In Berlin wird es im Rahmen der Housing Action Days am 1. April eine Demonstration geben, die um 12 Uhr am Ernst-Thälmann-Denkmal beginnt und dann zum S-Bahnhof Schönhauser Allee zieht. »Wir haben bewußt den Stadtteil Prenzlauer Berg ausgesucht, weil dort bei vielen in den 1990er Jahren mit öffentlichen Mitteln sanierten Häusern die Sozialpflicht wegfällt. Das bedeutet, dass die Mieten steigen werden und viele Bewohner*innen mit wenig Geld schon heute fragen, wie sie sich ihre Wohnung weiter leisten können«, erklärte eine Mitorganisatorin der Demonstration gegenüber »nd«. Zu den konkreten Forderungen zählt daher, dass mit öffentlichen Mitteln sanierte Häuser nicht aus der Mietpreisbindung herausfallen dürfen.

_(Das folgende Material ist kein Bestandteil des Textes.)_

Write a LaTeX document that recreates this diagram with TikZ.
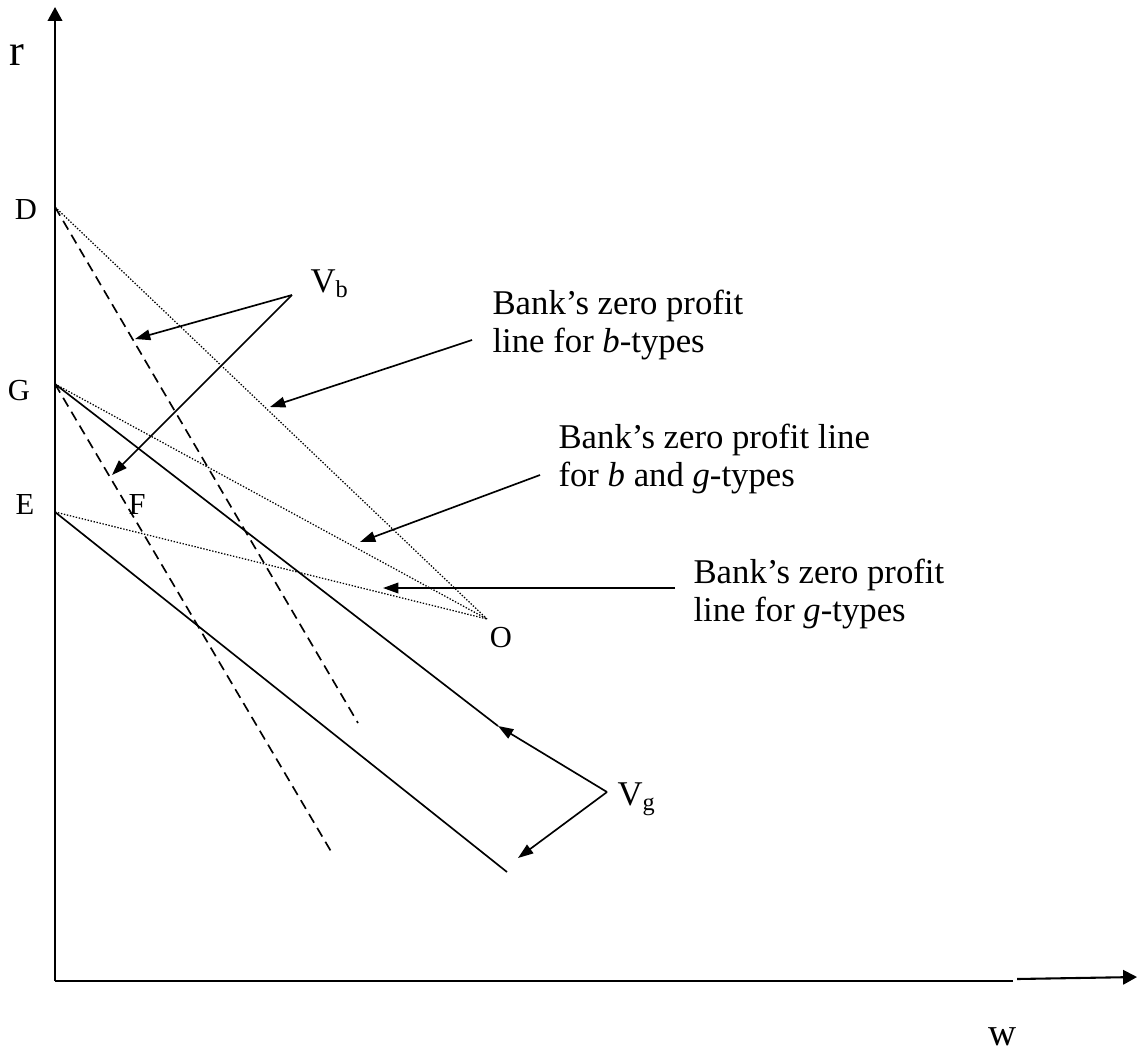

Bisher gilt, dass Investoren Sozialwohnungen nach zwölf bis 20 Jahren zu »normalen« Preisen vermieten dürfen. Auf diese Weise verringert sich jedes Jahr die Zahl der Wohnungen mit moderaten Mieten. Mit einer unbefristeten Sozialbindung dürften die Mieten dauerhaft nicht erhöht werden.
»Solche Forderungen sind gegen die Immobilienwirtschaft nur mit einem großen Druck der Mieter*innen zu erreichen«, erklärt Klara Sommer, die im Berliner Mieter*innenbündnis aktiv ist. Mit den Housing Action Days soll den Forderungen der Mieter*innen mehr Gehör verschafft werden.
Bisher war eine überregionale Organisierung von Initiativen schwer, weil die Mieter*innen mit individuellen Eigentümer*innen und ihren Forderungen konfrontiert waren. Dabei haben die Mietrebell*innen vor allem in Berlin auch einige Erfolge erzielt. »Doch spätestens nachdem der Berliner Mietendeckel juristisch gekippt wurde, haben Mieter*innen erkannt, dass wir mehr Druck auch auf die Politik machen müssen«, sagt Klara Sommer.
Mieterinitiativen haben sich indes am Samstag auch an der Gewerkschaftsdemo unter dem Motto »Wir zahlen nicht für eure Krise« am Brandenburger Tor in Berlin beteiligt. Im Aufruf der Gewerkschaften Verdi und EVG hatte es geheißen, man werde nicht länger akzeptieren, »dass Menschen mit ihrem Geld nicht mehr bis zum Monatsende kommen, weil die Inflation unsere Löhne und Renten frisst«. Zu den Forderungen zählten sozial gerechte Energiepreise und bezahlbarer Wohnraum für alle.
Zu der Aktionswoche hat wie bereits mehrfach in den letzten Jahren die European Action Coalition (EAC) aufgerufen. Hintergrund der Aktionen sind drastisch steigende Lebenshaltungskosten, explodierende Mieten und Energiepreise, die die bereits bestehende Wohnungskrise noch verschärfen. Die EAC ist ein Netzwerk von etwa 35 Basisgruppen aus 22 verschiedenen Ländern. Die Aktionstage werden darüber hinaus noch von vielen anderen Organisationen unterstützt, die nicht Teil des Netzwerks sind. Das EAC wirft unter anderem den Staaten vor, Immobilienkonzernen »unverschämte Steuervergünstigungen« zu gewähren und zugleich Geld lieber in Aufrüstung als in Sozialpolitik zu stecken.